Want An Island To Yourself?
"Bring a mosquito net," advised an inhabitant of a nearby island. "And have you thought about food?"
Actually, no. I hadn't. And then David Hocher, owner of Staniel Cay Yacht Club – home of the Exumas' happiest happy hour, where I will not be drinking cold Kaliks this afternoon – drops me off on my island. Or at least close enough so I can wade to it. In front of me is a sun-blazed white beach straight out of a middle manager's corporate-office daydream. David motors away, leaving me standing in water up to my thighs with the sun already burning my neck.
For the next 26 hours I'll be alone with a pocket knife, a fishing pole, a hammock and no way home. I squint at the beach and the boat's disappearing wake. What if he doesn't come back? What if I fall in a blue hole? Are there snakes in paradise? But I have work to do. I have to explore the island for the best hammock-hanging trees and set up a sun shade.
And I need to find something to eat.
Nine hours later I'm standing on a tide-worn cliff, muttering. "Take the hook. Please?" There's no one around to hear me. I know there are fish. Earlier, near my beachside campsite, a big parrotfish swam past me without fear, along with snappers, jacks and other delicious creatures. I should've fashioned a spear from a palm frond. Now the fish nip at the bait – tap, tap, tap – teasing me.

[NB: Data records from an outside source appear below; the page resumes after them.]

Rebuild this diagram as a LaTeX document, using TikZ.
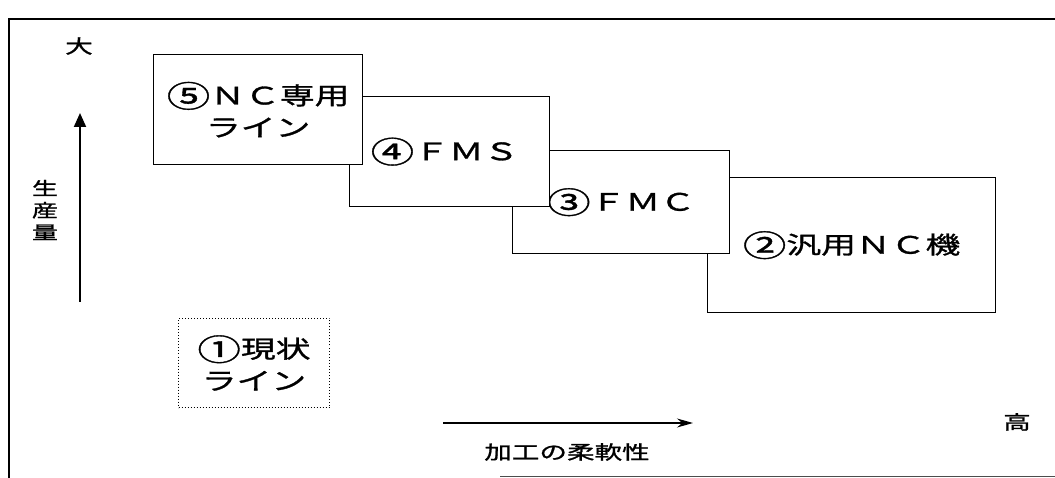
\documentclass[tikz,border=0pt]{standalone}
\usepackage{fontspec}
\newfontfamily\jp{Noto Sans CJK JP}[FakeStretch=1.45, FakeBold=1.2]
\newcommand{\circnum}[1]{\raisebox{-0.12em}{\scalebox{1.25}{#1}}}
\usetikzlibrary{arrows.meta}
\begin{document}
\begin{tikzpicture}[x=1pt,y=-1pt,
  box/.style={draw, line width=1.3pt, fill=white, inner sep=0pt, anchor=north west,
    font=\jp\fontsize{24}{32}\selectfont, align=center},
  nowbox/.style={box, line width=1pt, dotted},
  lbl/.style={inner sep=0pt, font=\jp\fontsize{19}{22}\selectfont, align=center},
  frame/.style={line width=1.4pt}]
\useasboundingbox (0,0) rectangle (1055,478);
% outer frame
\coordinate (ftr) at (1055,19);
\coordinate (ftl) at (9,19);
\coordinate (fbl) at (9,478);
\coordinate (fbm) at (500,476);
\coordinate (fbr) at (1055,476);
\draw[frame] (ftr) -- (ftl) -- (fbl);
\draw[line width=1pt, black!70] (fbm) -- (fbr);
% boxes, back to front
\node[box, minimum width=288pt, minimum height=135pt] (b2) at (707,177) {\raisebox{2pt}{\circnum{②}汎用ＮＣ機}};
\node[box, minimum width=217pt, minimum height=103pt] (b3) at (512,150) {\circnum{③}ＦＭＣ};
\node[box, minimum width=200pt, minimum height=110pt] (b4) at (349,96) {\hspace*{-10pt}\raisebox{4pt}{\circnum{④}ＦＭＳ}};
\node[box, minimum width=209pt, minimum height=110pt] (b5) at (153,54) {\circnum{⑤}ＮＣ専用\\ライン};
\node[nowbox, minimum width=151pt, minimum height=89pt] (b1) at (178,318) {\circnum{①}現状\\ライン};
% axis labels
\node[lbl] (big) at (79,46) {大};
\node[lbl, font=\jp\fontsize{18}{22}\selectfont] (qty) at (45,210) {生\\産\\量};
\node[lbl] (flex) at (567,452) {加工の柔軟性};
\node[lbl] (high) at (1017,422) {高};
% axis arrows
\coordinate (ya) at (80,302);
\coordinate (yb) at (80,113);
\draw[line width=2pt, -{Triangle[length=14pt,width=12pt]}] (ya) -- (yb);
\coordinate (xa) at (443,423);
\coordinate (xb) at (693,423);
\draw[line width=1.2pt, -{Stealth[length=16pt,width=9pt]}] (xa) -- (xb);
\end{tikzpicture}
\end{document}
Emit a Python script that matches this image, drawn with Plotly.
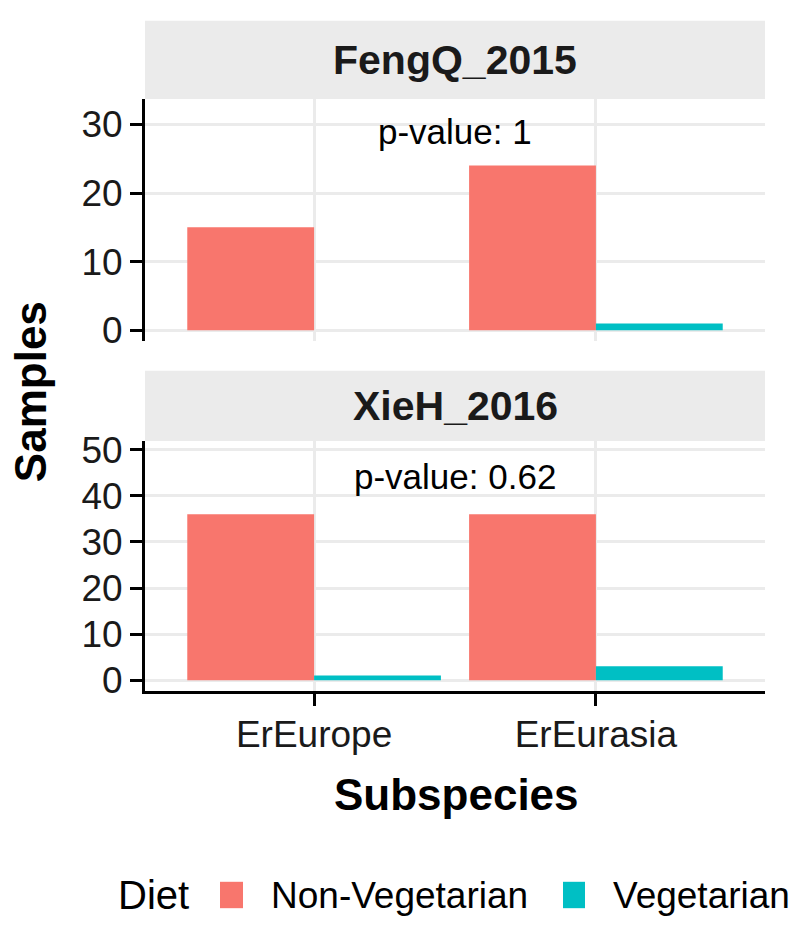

The hook comes up empty again. I pull another whelk (sea snail) from my damp hip pocket and impale it on the hook. All along I steal glances across the channel separating me from the next cay north. Is that island inhabited? Maybe by chefs and bartenders? Is it worth swimming over there to find out? I contemplate what's in the water and wonder if it (whatever "it" is) is as hungry as me.
For a change of scenery, I climb the cliff and peer over the sandstone cornice at another wild beach beyond. Scrub-palm jungle runs a mile down the length of my island. Somewhere out there are feral goats and pigs I might eventually chase down and eat. The incoming tide below floods the pools where I found the whelks. So the five I have left are it for today. Back to the water.

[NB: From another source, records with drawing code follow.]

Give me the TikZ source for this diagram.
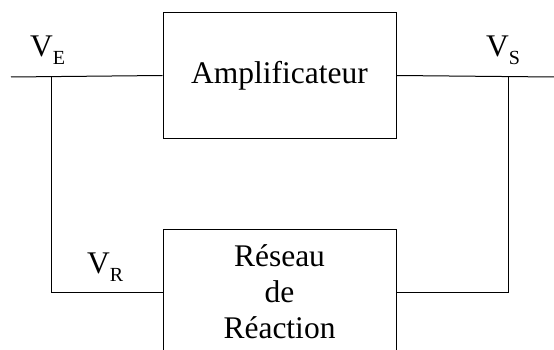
\documentclass[tikz,border=0pt]{standalone}
\usepackage{fontspec}
\setmainfont{Liberation Serif}
\usetikzlibrary{positioning}

\newcommand{\sbs}[1]{\raisebox{-8pt}{\fontsize{20}{20}\selectfont #1}}

\begin{document}
\begin{tikzpicture}[x=1pt,y=-1pt,
                    blockND/.style={rectangle,
                                    draw=black,
                                    line width=1pt,
                                    minimum width=233pt,
                                    minimum height=126pt,
                                    inner sep=0pt,
                                    align=center,
                                    font=\fontsize{31.5}{36}\selectfont},
                    labND/.style={anchor=base west,
                                  inner sep=0pt,
                                  font=\fontsize{31.5}{36}\selectfont},
                    wire/.style={line width=1pt}]
        \clip (0,0) rectangle (554,350);
        \node[blockND](amp)  at (279.5,75.5)  {Amplificateur};
        \node[blockND](reac) at (279.5,292) {R\'eseau\\de\\R\'eaction};
        \coordinate (in)  at (11,77);
        \coordinate (jE)  at (51,77);
        \coordinate (jS)  at (508,77);
        \coordinate (out) at (554,77);
        \node[labND](VE) at (30,57)  {V\sbs{E}};
        \node[labND](VS) at (486,57) {V\sbs{S}};
        \node[labND](VR) at (87,273) {V\sbs{R}};
        \draw[wire] (in) -- (amp.west);
        \draw[wire] (amp.east) -- (out);
        \draw[wire] (jE) |- (reac.west);
        \draw[wire] (jS) |- (reac.east);
    \end{tikzpicture}
\end{document}
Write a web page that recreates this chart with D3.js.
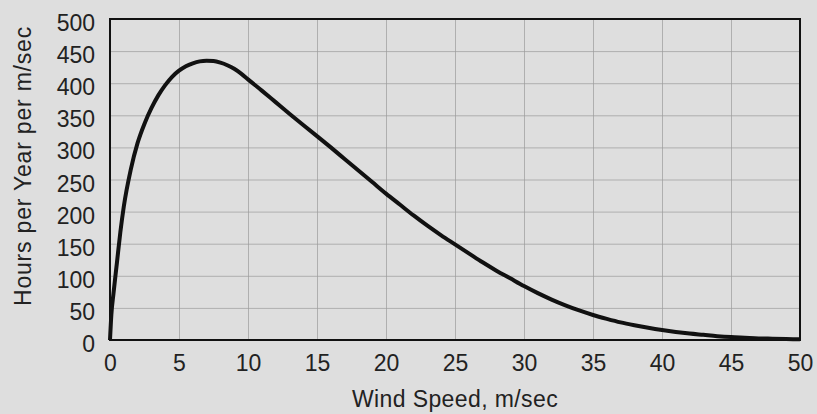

"This is my last cast," I swear to the fading horizon. If the fish like the taste of my whelks so much, I might just eat them myself. But then I feel the taps again. The line goes taut. The rod wiggles in my hands. "Oh!" The gratitude hits me. "I caught a fish!" I'm going to eat it.

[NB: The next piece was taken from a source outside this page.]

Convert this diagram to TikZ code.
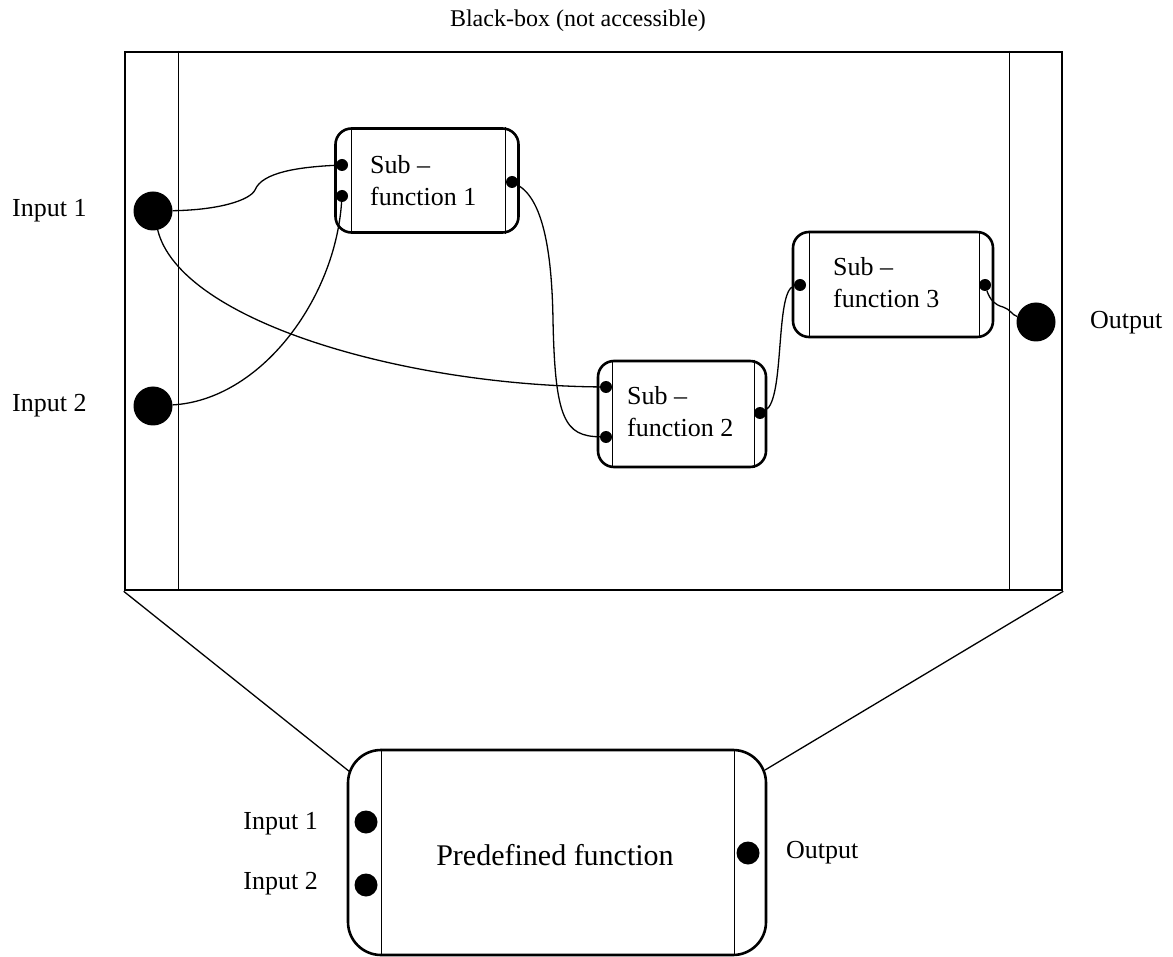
\documentclass[tikz,border=0pt]{standalone}
\usepackage{fontspec}
\setmainfont{Liberation Serif}
\begin{document}
\begin{tikzpicture}[x=1pt,y=-1pt]
\tikzset{
  fbox/.style={draw, line width=2.6pt, rounded corners=16pt, inner sep=0pt},
  thinline/.style={line width=1.3pt},
  wire/.style={line width=1.3pt},
  sdot/.style={circle, fill=black, minimum size=12pt, inner sep=0pt},
  bdot/.style={circle, fill=black, minimum size=39pt, inner sep=0pt},
  mdot/.style={circle, fill=black, minimum size=23pt, inner sep=0pt},
  txt/.style={font=\fontsize{26}{32}\selectfont, inner sep=0pt, align=left},
}
\useasboundingbox (0,0) rectangle (1173,957);

% title
\node[txt, font=\fontsize{24}{28}\selectfont] (title) at (578,21) {Black-box (not accessible)};

% black box
\node[draw, line width=2.6pt, minimum width=937pt, minimum height=538pt, inner sep=0pt] (bb) at (593.5,321) {};
\draw[thinline] ([xshift=55pt]bb.north west) -- ([xshift=55pt]bb.south west);
\draw[thinline] ([xshift=-54pt]bb.north east) -- ([xshift=-54pt]bb.south east);

% big inputs/outputs
\node[bdot] (in1) at (153,211) {};
\node[bdot] (in2) at (153,406) {};
\node[bdot] (out) at (1036,322) {};
\node[txt, anchor=west] (lin1) at (12,211) {Input 1};
\node[txt, anchor=west] (lin2) at (12,406) {Input 2};
\node[txt, anchor=west] (lout) at (1090,323) {Output};

% sub-function 1
\node[fbox, minimum width=183pt, minimum height=104pt] (s1) at (427,180.5) {};
\draw[thinline] ([xshift=17pt]s1.north west) -- ([xshift=17pt]s1.south west);
\draw[thinline] ([xshift=-14pt]s1.north east) -- ([xshift=-14pt]s1.south east);
\node[sdot] (s1a) at (342,165) {};
\node[sdot] (s1b) at (342,196) {};
\node[sdot] (s1o) at (512,182) {};
\node[txt, anchor=west] (t1) at (370,181) {Sub –\\function 1};

% sub-function 2
\node[fbox, minimum width=168pt, minimum height=106pt] (s2) at (682,414) {};
\draw[thinline] ([xshift=16pt]s2.north west) -- ([xshift=16pt]s2.south west);
\draw[thinline] ([xshift=-13pt]s2.north east) -- ([xshift=-13pt]s2.south east);
\node[sdot] (s2a) at (606,387) {};
\node[sdot] (s2b) at (606,437) {};
\node[sdot] (s2o) at (760,413) {};
\node[txt, anchor=west] (t2) at (627,412) {Sub –\\function 2};

% sub-function 3
\node[fbox, minimum width=200pt, minimum height=105pt] (s3) at (893,284.5) {};
\draw[thinline] ([xshift=18pt]s3.north west) -- ([xshift=18pt]s3.south west);
\draw[thinline] ([xshift=-15pt]s3.north east) -- ([xshift=-15pt]s3.south east);
\node[sdot] (s3a) at (800,285) {};
\node[sdot] (s3o) at (985,285) {};
\node[txt, anchor=west] (t3) at (833,283) {Sub –\\function 3};

% connectors
\draw[wire] (in1) .. controls (220,210) and (250,200) .. (255,190)
  .. controls (262,172) and (300,167) .. (s1a);
\draw[wire] (in1) .. controls (180,320) and (400,385) .. (s2a);
\draw[wire] (in2) .. controls (260,400) and (335,300) .. (s1b);
\draw[wire] (s1o) .. controls (545,200) and (552,260) .. (553,320)
  .. controls (555,420) and (565,436) .. (s2b);
\draw[wire] (s2o) .. controls (785,400) and (775,290) .. (s3a);
\draw[wire] (s3o) .. controls (990,300) and (995,305) .. (1003,307)
  .. controls (1010,309) and (1012,315) .. (out);

% predefined function
\node[fbox, rounded corners=33pt, minimum width=418pt, minimum height=205pt] (pf) at (557,852.5) {};
\draw[thinline] ([xshift=35pt]pf.north west) -- ([xshift=35pt]pf.south west);
\draw[thinline] ([xshift=-33pt]pf.north east) -- ([xshift=-33pt]pf.south east);
\node[mdot] (pi1) at (366,822) {};
\node[mdot] (pi2) at (366,885) {};
\node[mdot] (po) at (748,853) {};
\node[txt, font=\fontsize{30}{34}\selectfont] (tpf) at (555,855) {Predefined function};
\node[txt, anchor=east] (lpi1) at (318,824) {Input 1};
\node[txt, anchor=east] (lpi2) at (318,884) {Input 2};
\node[txt, anchor=west] (lpo) at (786,853) {Output};

% zoom lines
\coordinate (pfl) at (350,772);
\coordinate (pfr) at (765,770);
\draw[thinline] (bb.south west) -- (pfl);
\draw[thinline] (bb.south east) -- (pfr);
\end{tikzpicture}
\end{document}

The sun is setting as I run back to camp, careful not to fall and cut my hands on the jagged rocks. I build a quick fire out of driftwood and long-neglected lessons – teepee of twigs, cabin of kindling, ignited with a waterproof match. This is fresh fish, five minutes from sea to coals. I pull the meat loose with my fingers. It tastes good. I try the whelks too, a cross between clams and rubber bands. I have no lemon sorbet to cleanse my palate.
As the daylight dies, mosquitoes and sand fleas attack, biting me a dozen times before I'm done eating. The half moon casts enough light to see by as I climb into my hammock, unbathed. I wrap myself in a sheet against the insects, covering my face like a mummy. "Paradise!" I declare, my voice muffled by surf crashing on the shoreline – my shoreline. Still, it would be sweeter if paradise had chocolate-chip cookies and fluffy pillows.